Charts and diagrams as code
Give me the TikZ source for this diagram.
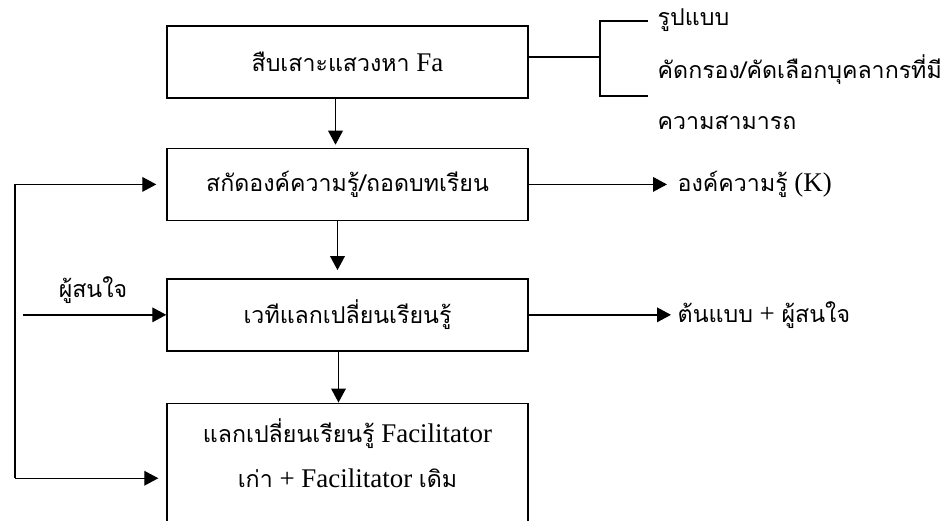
\documentclass[tikz,border=0pt]{standalone}
\usepackage{fontspec}
\setmainfont{Liberation Serif}
\newfontfamily\thaifont[Script=Thai,Scale=0.86]{Loma}
\usetikzlibrary{positioning,arrows.meta,calc}
\newcommand{\thtxt}[1]{{\thaifont #1}}

\begin{document}
\begin{tikzpicture}[x=0.03cm, y=-0.03cm, line width=1.2pt,
	box/.style={draw, minimum width=10.83cm, minimum height=2.16cm, inner sep=0pt, align=center},
	arr/.style={-{Triangle[length=0.42cm, width=0.44cm]}},
	lbl/.style={anchor=west, inner sep=0pt},
	font=\fontsize{23}{28}\selectfont]
	\useasboundingbox (0,0) rectangle (952,520);

	\node[box] (fa) at (347.5,62) {\thtxt{สืบเสาะแสวงหา} Fa};
	\node[box, below=1.47cm of fa] (kn) {\thtxt{สกัดองค์ความรู้/ถอดบทเรียน}};
	\node[box, below=1.71cm of kn] (forum) {\thtxt{เวทีแลกเปลี่ยนเรียนรู้}};
	\node[box, below=1.53cm of forum, minimum height=3.66cm, font=\fontsize{23}{38}\selectfont] (fac)
		{\raisebox{0.24cm}[\height][\depth]{\begin{tabular}{@{}c@{}}
		\thtxt{แลกเปลี่ยนเรียนรู้} Facilitator\\ \thtxt{เก่า} + Facilitator \thtxt{เดิม}\end{tabular}}};

	\coordinate (brMid) at (600,57);
	\coordinate (brTop) at (648,21);
	\coordinate (brBot) at (648,96);
	\node[lbl] (form) at (657,20) {\thtxt{รูปแบบ}};
	\node[lbl] (sel) at (657,70) {\thtxt{คัดกรอง/คัดเลือกบุคลากรที่มี}};
	\node[lbl] (abil) at (657,123) {\thtxt{ความสามารถ}};

	\coordinate (kOut) at (667,0 |- kn.east);
	\coordinate (mOut) at (671,0 |- forum.east);
	\node[lbl] (K) at ($(kOut)+(10,0)$) {\thtxt{องค์ความรู้} (K)};
	\node[lbl] (model) at ($(mOut)+(6,0)$) {\thtxt{ต้นแบบ} + \thtxt{ผู้สนใจ}};

	\coordinate (loopTop) at (15,0 |- kn.west);
	\coordinate (loopBot) at ($(15,0 |- fac.west)+(0,14)$);
	\coordinate (inStart) at (23,0 |- forum.west);
	\node (interest) at (93,290) {\thtxt{ผู้สนใจ}};

	\draw (fa.east |- brMid) -- (brMid);
	\draw (brTop) -| (brMid) |- (brBot);
	\draw[arr] ($(fa.south)+(-12,0)$) -- ($(kn.north)+(-12,-3)$);
	\draw[arr] ($(kn.south)+(-10,0)$) -- ($(forum.north)+(-10,-8)$);
	\draw[arr] ($(forum.south)+(-9,0)$) -- ($(fac.north)+(-9,0)$);
	\draw[arr] (kn.east) -- (kOut);
	\draw[arr] (forum.east) -- (mOut);
	\draw[arr] (inStart) -- (forum.west);
	\draw[arr] (loopBot) -- (loopTop) -- ($(kn.west)+(-10,0)$);
	\draw[arr] (loopBot) -- ($(fac.west)+(-8,14)$);
\end{tikzpicture}
\end{document}
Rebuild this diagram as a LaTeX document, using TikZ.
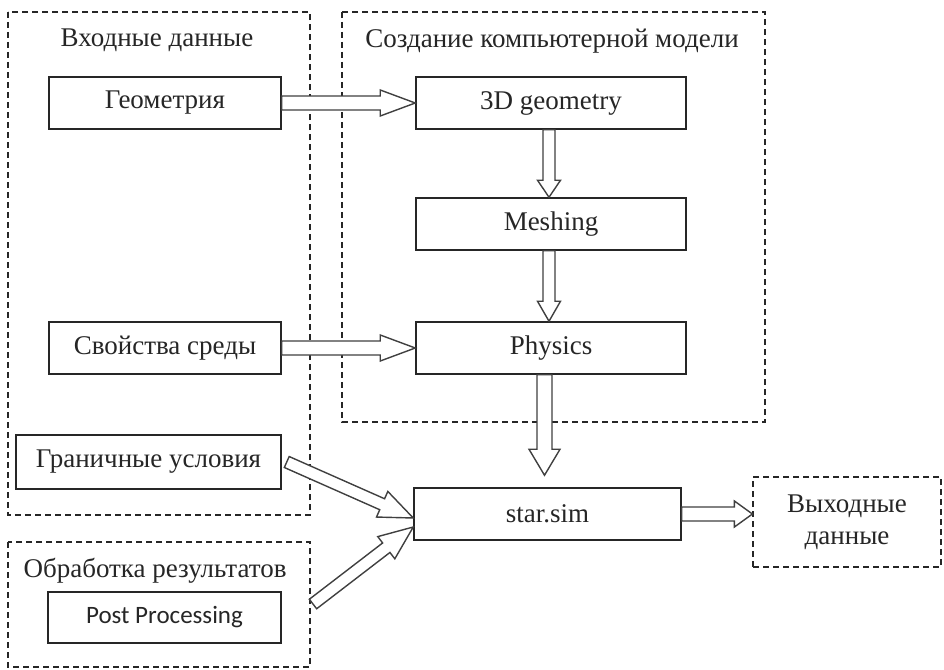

◆ **DIRECTIONS**: Take the records above from their first line through the line with "(abil) at (657,123)" and set those lines down word for word, minus the pictures.

◆ **WRITTEN SOLUTION**:
Give me the TikZ source for this diagram.
\documentclass[tikz,border=0pt]{standalone}
\usepackage{fontspec}
\setmainfont{Liberation Serif}
\newfontfamily\thaifont[Script=Thai,Scale=0.86]{Loma}
\usetikzlibrary{positioning,arrows.meta,calc}
\newcommand{\thtxt}[1]{{\thaifont #1}}

\begin{document}
\begin{tikzpicture}[x=0.03cm, y=-0.03cm, line width=1.2pt,
	box/.style={draw, minimum width=10.83cm, minimum height=2.16cm, inner sep=0pt, align=center},
	arr/.style={-{Triangle[length=0.42cm, width=0.44cm]}},
	lbl/.style={anchor=west, inner sep=0pt},
	font=\fontsize{23}{28}\selectfont]
	\useasboundingbox (0,0) rectangle (952,520);

	\node[box] (fa) at (347.5,62) {\thtxt{สืบเสาะแสวงหา} Fa};
	\node[box, below=1.47cm of fa] (kn) {\thtxt{สกัดองค์ความรู้/ถอดบทเรียน}};
	\node[box, below=1.71cm of kn] (forum) {\thtxt{เวทีแลกเปลี่ยนเรียนรู้}};
	\node[box, below=1.53cm of forum, minimum height=3.66cm, font=\fontsize{23}{38}\selectfont] (fac)
		{\raisebox{0.24cm}[\height][\depth]{\begin{tabular}{@{}c@{}}
		\thtxt{แลกเปลี่ยนเรียนรู้} Facilitator\\ \thtxt{เก่า} + Facilitator \thtxt{เดิม}\end{tabular}}};

	\coordinate (brMid) at (600,57);
	\coordinate (brTop) at (648,21);
	\coordinate (brBot) at (648,96);
	\node[lbl] (form) at (657,20) {\thtxt{รูปแบบ}};
	\node[lbl] (sel) at (657,70) {\thtxt{คัดกรอง/คัดเลือกบุคลากรที่มี}};
	\node[lbl] (abil) at (657,123) {\thtxt{ความสามารถ}};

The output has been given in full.